• **Exercise**:
Take the lines from the beginning of the material through the line containing "120, 130, 140];" and retype them exactly, leaving the pictures out.

───── Data rows

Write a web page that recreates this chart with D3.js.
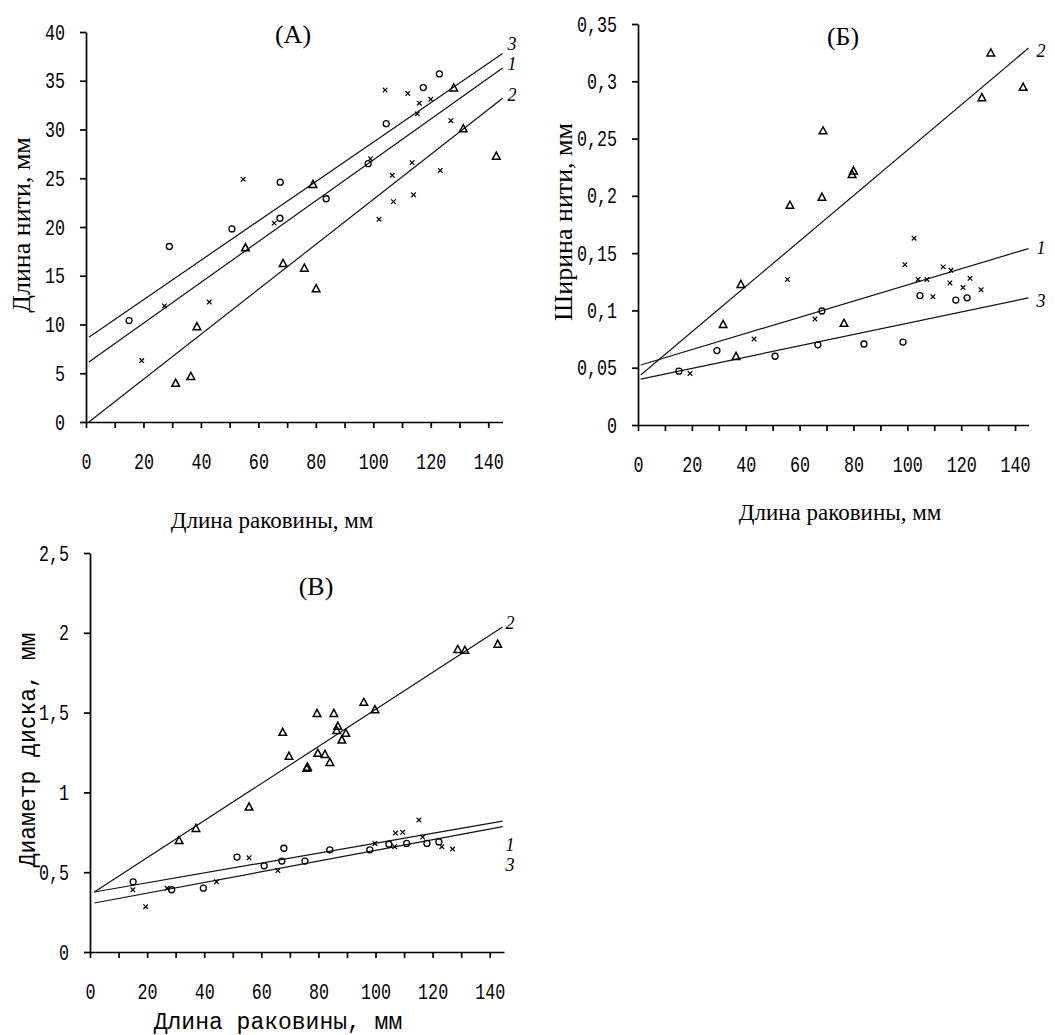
<!DOCTYPE html>
<html>
<head>
<meta charset="utf-8">
<script src="https://cdn.jsdelivr.net/npm/d3@7"></script>
<style>
  body { margin: 0; background: #fff; }
  text { fill: #000; }
</style>
</head>
<body>
<svg width="1055" height="1035"></svg>
<script>
// ---------- data ----------
var xTicks = [0, 10, 20, 30, 40, 50, 60, 70, 80, 90, 100, 110, 120, 130, 140];

// (А) thread length vs shell length
var aYTicks = [0, 5, 10, 15, 20, 25, 30, 35, 40];
var aYLabels = ["0", "5", "10", "15", "20", "25", "30", "35", "40"];
var aCircles = [[15, 10.4], [29, 18], [50.8, 19.8], [67.5, 20.9], [67.6, 24.6], [83.6, 22.9],
  [98.2, 26.5], [104.5, 30.6], [117.4, 34.3], [123, 35.7]];
var aCrosses = [[19.4, 6.3], [27.3, 11.9], [42.9, 12.3], [54.7, 24.9], [65.5, 20.4], [99, 27],
  [102, 20.8], [104.1, 34.05], [106.6, 25.3], [107, 22.6], [112, 33.7], [113.5, 26.6],
  [114, 23.3], [115.3, 31.6], [116, 32.7], [120, 33.1], [123.3, 25.8], [127, 30.9]];
var aTriangles = [[31.2, 4.0], [36.5, 4.7], [38.6, 9.8], [55.5, 17.9], [68.6, 16.3], [76, 15.8],
  [79, 24.4], [80.1, 13.7], [128, 34.3], [131.3, 30.1], [142.8, 27.3]];
var aLines = [
  {name: "3", x0: 1, y0: 8.7, x1: 145, y1: 37.8},
  {name: "1", x0: 1, y0: 6.15, x1: 145, y1: 36.3},
  {name: "2", x0: 1, y0: 0, x1: 145, y1: 33.2}
];

// (Б) thread width vs shell length
var bYTicks = [0, 0.05, 0.1, 0.15, 0.2, 0.25, 0.3, 0.35];
var bYLabels = ["0", "0,05", "0,1", "0,15", "0,2", "0,25", "0,3", "0,35"];
var bCircles = [[15.2, 0.047], [29.3, 0.065], [50.9, 0.060], [66.8, 0.070], [68.3, 0.0995],
  [83.9, 0.0707], [98.4, 0.0724], [104.7, 0.113], [118, 0.109], [122.2, 0.111]];
var bCrosses = [[19.3, 0.045], [43.1, 0.075], [55.5, 0.127], [65.7, 0.0925], [99.1, 0.140],
  [102.5, 0.163], [104, 0.127], [107.3, 0.127], [109.5, 0.112], [113.3, 0.138], [115.8, 0.124],
  [116.2, 0.135], [120.7, 0.120], [123.3, 0.128], [127.4, 0.118]];
var bTriangles = [[31.6, 0.088], [36.4, 0.060], [38.2, 0.123], [56.4, 0.192], [68.3, 0.199],
  [68.7, 0.257], [76.5, 0.089], [79.5, 0.219], [80, 0.222], [127.7, 0.286], [131, 0.325],
  [143, 0.295]];
var bLines = [
  {name: "2", x0: 1, y0: 0.0436, x1: 145, y1: 0.329},
  {name: "1", x0: 1, y0: 0.0524, x1: 145, y1: 0.154},
  {name: "3", x0: 1, y0: 0.040, x1: 145, y1: 0.111}
];

// (В) disc diameter vs shell length
var cYTicks = [0, 0.5, 1, 1.5, 2, 2.5];
var cYLabels = ["0", "0,5", "1", "1,5", "2", "2,5"];
var cCircles = [[15.1, 0.44], [28.6, 0.39], [39.7, 0.40], [51.5, 0.595], [61, 0.54], [67.2, 0.57],
  [67.9, 0.65], [75.3, 0.57], [84, 0.64], [98, 0.64], [104.7, 0.675], [110.9, 0.68],
  [118, 0.68], [122.2, 0.69]];
var cCrosses = [[15, 0.39], [19.5, 0.284], [27, 0.40], [44.3, 0.44], [55.7, 0.59], [65.8, 0.51],
  [99.8, 0.68], [106.7, 0.66], [107, 0.745], [109.5, 0.75], [115.2, 0.827], [116.5, 0.72],
  [123.2, 0.66], [127, 0.645]];
var cTriangles = [[31.2, 0.70], [37.1, 0.776], [55.7, 0.91], [67.5, 1.378], [69.7, 1.228],
  [75.9, 1.153], [76.2, 1.16], [79.5, 1.497], [79.8, 1.247], [82.3, 1.24], [84, 1.19],
  [85.4, 1.497], [86.4, 1.39], [86.8, 1.416], [88.2, 1.33], [89.6, 1.372], [95.9, 1.566],
  [99.8, 1.52], [128.8, 1.898], [131.3, 1.892], [142.8, 1.93]];
var cLines = [
  {name: "2", x0: 1.5, y0: 0.376, x1: 144.5, y1: 2.036},
  {name: "1", x0: 1.5, y0: 0.376, x1: 144.5, y1: 0.82},
  {name: "3", x0: 1.5, y0: 0.307, x1: 144.5, y1: 0.785}
];

// ---------- drawing ----------
var svg = d3.select("svg");
var tickFont = "'Liberation Mono', monospace";
var serif = "'Liberation Serif', 'Times New Roman', serif";

function drawPanel(p) {
  var g = svg.append("g");
  var x = d3.scaleLinear().domain([0, 145]).range([p.left, p.right]);
  var y = d3.scaleLinear().domain([0, p.yMax]).range([p.bottom, p.top]);

  var xAxis = d3.axisBottom(x)
    .tickValues(xTicks)
    .tickSize(6).tickSizeOuter(0).tickPadding(25)
    .tickFormat(d => d % 20 === 0 ? d : "");
  var yAxis = d3.axisLeft(y)
    .tickValues(p.yTicks)
    .tickSize(6).tickSizeOuter(0).tickPadding(15)
    .tickFormat((d, i) => p.yLabels[i]);

  var gx = g.append("g").attr("transform", "translate(0," + p.bottom + ")").call(xAxis);
  var gy = g.append("g").attr("transform", "translate(" + p.left + ",0)").call(yAxis);
  [gx, gy].forEach(function(a) {
    a.selectAll("path, line").attr("stroke", "#000").attr("stroke-width", 1.7);
    a.selectAll("text").style("font-family", tickFont).style("font-size", "22px")
      .attr("fill", "#000");
  });
  gx.selectAll("text").attr("transform", "scale(0.76,1)");
  gy.selectAll("text").attr("x", -21 / 0.76).attr("transform", "scale(0.76,1)");

  // fitted lines
  g.selectAll(".fit").data(p.lines).enter().append("line")
    .attr("x1", d => x(d.x0)).attr("y1", d => y(d.y0))
    .attr("x2", d => x(d.x1)).attr("y2", d => y(d.y1))
    .attr("stroke", "#111").attr("stroke-width", 1.2);

  g.selectAll(".lab").data(p.lines).enter().append("text")
    .attr("x", d => x(d.x1) + p.labDx)
    .attr("y", (d, i) => y(d.y1) + p.labDy[i])
    .style("font-family", serif).style("font-style", "italic").style("font-size", "18px")
    .text(d => d.name);

  // markers
  g.selectAll(".circ").data(p.circles).enter().append("circle")
    .attr("cx", d => x(d[0])).attr("cy", d => y(d[1])).attr("r", 3)
    .attr("fill", "none").attr("stroke", "#000").attr("stroke-width", 1.3);
  g.selectAll(".cross").data(p.crosses).enter().append("path")
    .attr("transform", d => "translate(" + x(d[0]) + "," + y(d[1]) + ")")
    .attr("d", "M-2.3,-2.3L2.3,2.3M-2.3,2.3L2.3,-2.3")
    .attr("stroke", "#000").attr("stroke-width", 1.2);
  g.selectAll(".tri").data(p.triangles).enter().append("path")
    .attr("transform", d => "translate(" + x(d[0]) + "," + y(d[1]) + ")")
    .attr("d", "M0,-3.8L3.8,3.3L-3.8,3.3Z")
    .attr("fill", "none").attr("stroke", "#000").attr("stroke-width", 1.5);

  // titles
  g.append("text").attr("x", p.titleX).attr("y", p.titleY)
    .attr("text-anchor", "middle")
    .style("font-family", serif).style("font-size", "26px")
    .text(p.title);

  g.append("text").attr("x", p.xTitleX).attr("y", p.xTitleY)
    .attr("text-anchor", "middle")
    .style("font-family", p.axisFont).style("font-size", p.axisFontSize)
    .text("Длина раковины, мм");

  g.append("text")
    .attr("transform", "translate(" + p.yTitleX + "," + p.yTitleY + ") rotate(-90)")
    .attr("text-anchor", "middle")
    .style("font-family", p.axisFont).style("font-size", p.yFontSize)
    .text(p.yTitle);
}

drawPanel({
  left: 86, right: 502.6, top: 32, bottom: 422, yMax: 40,
  yTicks: aYTicks, yLabels: aYLabels,
  circles: aCircles, crosses: aCrosses, triangles: aTriangles, lines: aLines,
  labDx: 5, labDy: [-3.5, 2, 3],
  title: "(А)", titleX: 293, titleY: 43,
  xTitleX: 272, xTitleY: 528, axisFont: serif, axisFontSize: "23px",
  yTitle: "Длина нити, мм", yTitleX: 30, yTitleY: 225, yFontSize: "26px"
});

drawPanel({
  left: 638, right: 1028.5, top: 24, bottom: 425, yMax: 0.35,
  yTicks: bYTicks, yLabels: bYLabels,
  circles: bCircles, crosses: bCrosses, triangles: bTriangles, lines: bLines,
  labDx: 8, labDy: [9, 5, 9],
  title: "(Б)", titleX: 843, titleY: 45,
  xTitleX: 840, xTitleY: 520, axisFont: serif, axisFontSize: "23px",
  yTitle: "Ширина нити, мм", yTitleX: 572, yTitleY: 222, yFontSize: "26px"
});

drawPanel({
  left: 90, right: 504, top: 553, bottom: 952, yMax: 2.5,
  yTicks: cYTicks, yLabels: cYLabels,
  circles: cCircles, crosses: cCrosses, triangles: cTriangles, lines: cLines,
  labDx: 3, labDy: [2, 30, 44],
  title: "(В)", titleX: 316, titleY: 595,
  xTitleX: 278, xTitleY: 1029, axisFont: tickFont, axisFontSize: "23px",
  yTitle: "Диаметр диска, мм", yTitleX: 35, yTitleY: 750, yFontSize: "23px"
});
</script>
</body>
</html>
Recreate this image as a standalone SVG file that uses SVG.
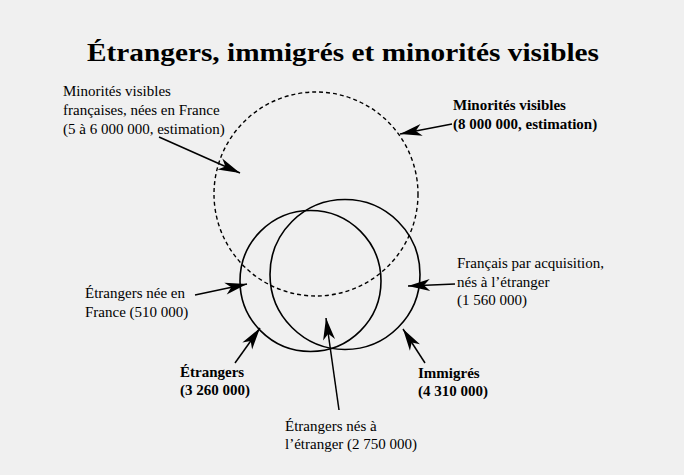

──────────

• **Response to this task**:
Write a web page that recreates this chart with D3.js.
<!DOCTYPE html>
<html>
<head>
<meta charset="utf-8">
<script src="https://cdn.jsdelivr.net/npm/d3@7"></script>
<style>
  body { margin: 0; background: #fff; }
  text { fill: #000; }
</style>
</head>
<body>
<svg width="1055" height="1035"></svg>
<script>
// ---------- data ----------
var xTicks = [0, 10, 20, 30, 40, 50, 60, 70, 80, 90, 100, 110, 120, 130, 140];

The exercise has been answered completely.